Может быть, именно оттого эти имена – особенно двоящиеся еще в глазах современников Бердяев с Булгаковым – столь плотно вошли в советский интеллигентский канон еще застойных времен, в памятных парижских изданиях, в мягких переплетах и старомодным шрифтом YMCA-Press. Их парижский сосед, критик Адамович, уже в середине 1950-х, говоря о Розанове, противопоставлял того им – перешедшим от марксизма к богословствованию, не переменив стиля.
Бердяев оказался столь популярен по множеству причин. Прежде всего – это его публицистичность. Он писал не для коллег по цеху – собственно, и ни к какому цеху он не принадлежал, не будучи «профессиональным философом» в академическом смысле. Его аудиторией были читатели журналов и газет – тех, что любят сложное и возвышенное, но сопряженное с актуальной повесткой и не слишком длинное – то, что можно прочесть за один присест или, отвлекаясь на время, без труда вернуться.

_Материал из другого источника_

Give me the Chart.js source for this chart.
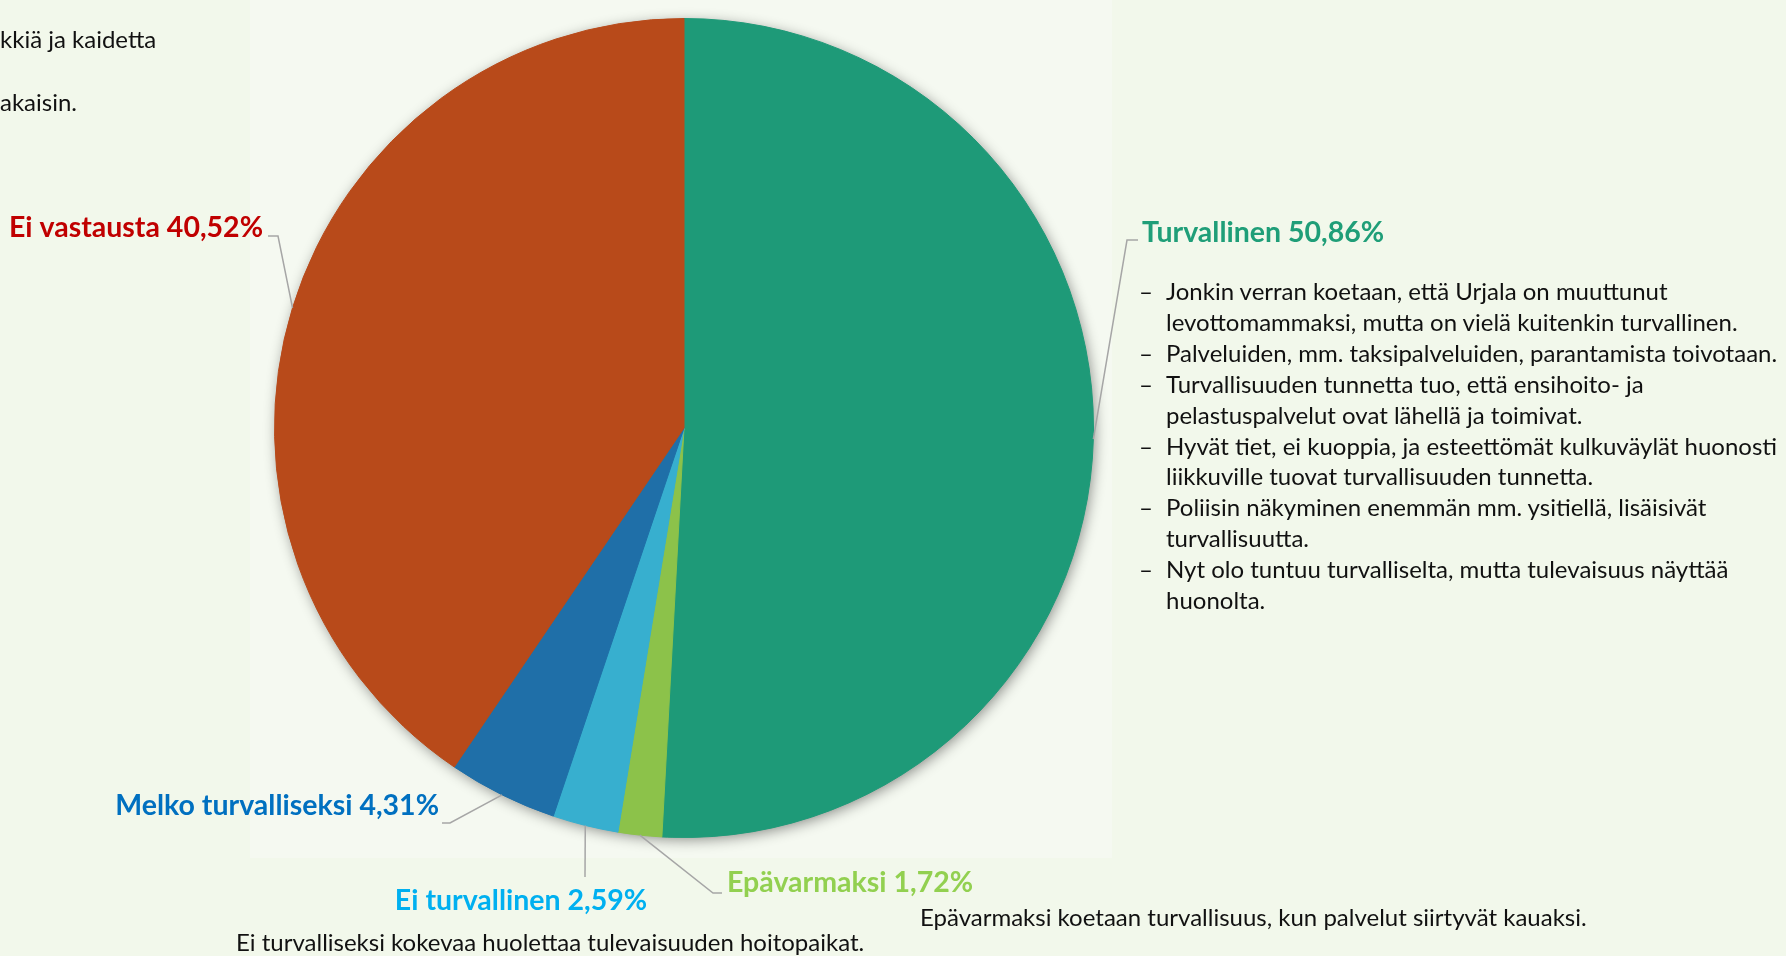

Он, конечно, воспарял к бесконечно далеким звездам, но так, что рядовой читатель мог дотянуться до них, встав на табуретку. Соединив усилие и достижимость, Бердяев нашел ключ к душе массового читателя, который ведь никогда не желает быть «одним из» и как никто другой озабочен собственной исключительностью и духовным ростом.
Бердяева, в общем-то не самого плоского, а местами довольного чуткого и внимательного к неочевидным истинам, читатель перестройки впитывал так, как несколько лет назад первокурсницы и секретарши в офисах окормлялись трудами Коэльо. Сводя все к совершенству пошлости: смерть сильнее всего, но любовь – сильнее смерти.

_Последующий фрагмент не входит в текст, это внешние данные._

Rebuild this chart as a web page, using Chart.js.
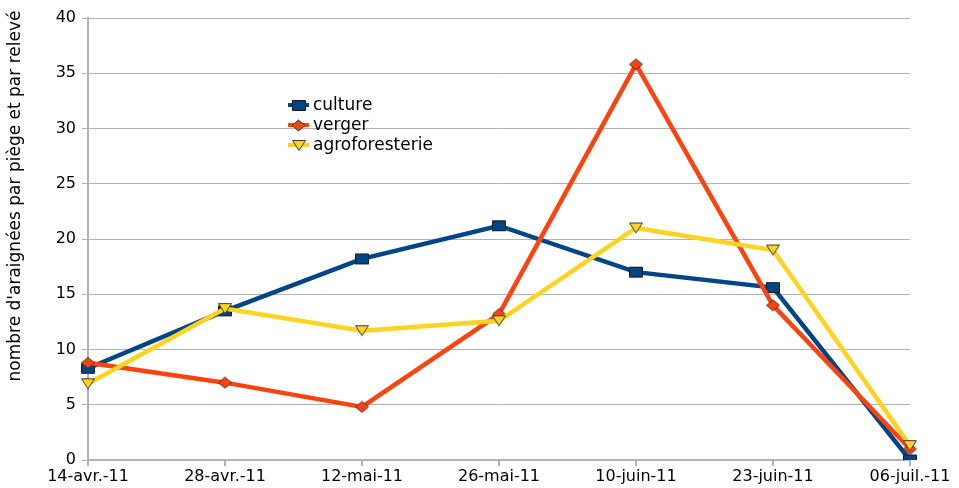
<!DOCTYPE html>
<html>
<head>
<meta charset="utf-8">
<script src="https://cdn.jsdelivr.net/npm/chart.js@4/dist/chart.umd.min.js"></script>
<style>
  html, body { margin: 0; padding: 0; background: #fff; }
  #wrap { width: 959px; height: 488px; position: relative; }
</style>
</head>
<body>
<div id="wrap"><canvas id="c" width="959" height="488"></canvas></div>
<script>
const dates = ['14-avr.-11', '28-avr.-11', '12-mai-11', '26-mai-11', '10-juin-11', '23-juin-11', '06-juil.-11'];
const culture = [8.3, 13.5, 18.2, 21.2, 17.0, 15.6, 0.0];
const verger = [8.8, 7.0, 4.8, 13.2, 35.8, 14.0, 1.0];
const agroforesterie = [6.9, 13.7, 11.7, 12.6, 21.0, 19.0, 1.3];
const yTicks = [0, 5, 10, 15, 20, 25, 30, 35, 40];
const yTitle = "nombre d'araignées par piège et par relevé";

const FONT = '"DejaVu Sans", Verdana, sans-serif';

// Marker sprites: slightly wide square, diamond and downward triangle
function marker(shape, w, h, fill, stroke) {
  const c = document.createElement('canvas');
  c.width = w + 2; c.height = h + 2;
  const g = c.getContext('2d');
  g.fillStyle = fill; g.strokeStyle = stroke; g.lineWidth = 1;
  g.beginPath();
  if (shape === 'square') {
    g.rect(1.5, 1.5, w - 1, h - 1);
  } else if (shape === 'diamond') {
    g.moveTo(1 + w / 2, 1); g.lineTo(1 + w, 1 + h / 2); g.lineTo(1 + w / 2, 1 + h); g.lineTo(1, 1 + h / 2); g.closePath();
  } else {
    g.moveTo(1.5, 1.5); g.lineTo(w + 0.5, 1.5); g.lineTo(1 + w / 2, h + 0.5); g.closePath();
  }
  g.fill(); g.stroke();
  return c;
}

const squareMark = marker('square', 14, 11, '#004586', '#1a1a1a');
const diamondMark = marker('diamond', 13, 11, '#ff420e', '#3a3a3a');
const triangleMark = marker('triangle', 14, 11, '#ffd320', '#3a3a3a');

// Legend drawn inside the plot, upper-left area, plus the rotated y-axis title
const annotations = {
  id: 'annotations',
  afterDatasetsDraw(chart) {
    const ctx = chart.ctx;
    const x0 = 288, y0 = 105, step = 20;
    chart.data.datasets.forEach((ds, i) => {
      const y = y0 + i * step;
      ctx.save();
      ctx.strokeStyle = ds.borderColor;
      ctx.lineWidth = 4;
      ctx.beginPath();
      ctx.moveTo(x0, y);
      ctx.lineTo(x0 + 21, y);
      ctx.stroke();
      const img = ds.pointStyle;
      ctx.drawImage(img, Math.round(x0 + 10.5 - img.width / 2), Math.round(y - img.height / 2));
      ctx.fillStyle = '#000';
      ctx.font = '17px ' + FONT;
      ctx.textBaseline = 'middle';
      ctx.fillText(ds.label, x0 + 25, y + 1);
      ctx.restore();
    });

    ctx.save();
    ctx.translate(16, 196);
    ctx.rotate(-Math.PI / 2);
    ctx.fillStyle = '#000';
    ctx.font = '17px ' + FONT;
    ctx.textAlign = 'center';
    ctx.textBaseline = 'middle';
    ctx.fillText(yTitle, 0, 0);
    ctx.restore();
  }
};

new Chart(document.getElementById('c'), {
  type: 'line',
  data: {
    labels: dates,
    datasets: [
      {
        label: 'culture', data: culture, order: 3,
        borderColor: '#004586', borderWidth: 4.5,
        pointStyle: squareMark, pointRadius: 7, pointHoverRadius: 7
      },
      {
        label: 'verger', data: verger, order: 2,
        borderColor: '#ff420e', borderWidth: 4.5,
        pointStyle: diamondMark, pointRadius: 7, pointHoverRadius: 7
      },
      {
        label: 'agroforesterie', data: agroforesterie, order: 1,
        borderColor: '#ffd320', borderWidth: 4.5,
        pointStyle: triangleMark, pointRadius: 7, pointHoverRadius: 7
      }
    ]
  },
  options: {
    responsive: false,
    animation: false,
    devicePixelRatio: 1,
    layout: { padding: { left: 0, right: 49, top: 18, bottom: 0 } },
    plugins: {
      legend: { display: false },
      tooltip: { enabled: false }
    },
    elements: { line: { tension: 0 } },
    scales: {
      x: {
        offset: false,
        grid: { display: true, drawOnChartArea: false, drawTicks: true, tickLength: 6, color: '#b3b3b3', lineWidth: 2 },
        border: { display: true, color: '#b3b3b3', width: 2 },
        ticks: { color: '#000', font: { family: FONT, size: 16 }, padding: 1, maxRotation: 0, autoSkip: false },
        afterFit(s) { s.height = 28; }
      },
      y: {
        min: 0, max: 40,
        afterBuildTicks(s) { s.ticks = yTicks.map(v => ({ value: v })); },
        grid: { color: '#b3b3b3', lineWidth: 1, drawTicks: true, tickLength: 6 },
        border: { display: true, color: '#b3b3b3', width: 2 },
        ticks: { color: '#000', font: { family: FONT, size: 16 }, padding: 6 },
        afterFit(s) { s.width = 88; }
      }
    }
  },
  plugins: [annotations]
});
</script>
</body>
</html>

Но, во-вторых, в эмиграции он очень много писал для иностранцев – и для эмигрантской молодежи, которая никогда не видела Россию, обратившуюся для нее в «страну святых чудес». Для того, чтобы понять Бердяева, не нужно было быть русским – он писал для туристов, а советский интеллигентский читатель и был подобным туристом, поскольку вся описываемая Бердяевым интеллектуальная жизнь была для него еще дальше и еще непонятнее, чем для лондонского книгочея 1930-х.
Бердяева было очень легко читать. Ведь прочитав хотя бы одну его статью зрелого периода – уже твердо знал, каков будет его ответ на любой животрепещущий вопрос современности. Свобода и творчество, точнее – их единство, а еще точнее – их тождество. В конце концов – только свобода, только хардкор.
Начинающему читателю русской религиозной философии было приятно – уловив отмычку с самого начала. И тем самым – понимать все.
Со временем это же стало источником неловкости. Сегодня к Бердяеву принято относиться иронично. В наше прагматическое время он – со своими выкриками, призывами и формулами – выглядит неуместно. Но самого Бердяева это вряд ли бы смущало. Репутация нелепого, неуместного фантазера – в лучшем случае «прекраснодушного» в смысле, опороченном Гегелем – прицепилась к нему еще с первых публикаций. И в данном случае не наше время наклеило на него этот ярлык – оно лишь вернуло ему его.
Парадокс в том, что очень легко осудить и пренебрежительно отбросить Бердяева – но гораздо труднее оценить то ценное, то важное, что было в нем – и что ценили выдающиеся умы России и мира. Это умение разглядеть за литературным пафосом – подлинный пафос. Умение быть несвоевременно романтичным – не идти за временем, а проговаривать то, что в это время считается неуместным и никчемным.
Сам его внешний вид был нелеп – помесь богемного художника и идальго. И он сам это знал. И не страшился быть нелепым и смешным. А свобода от страха показаться смешным – высшая свобода.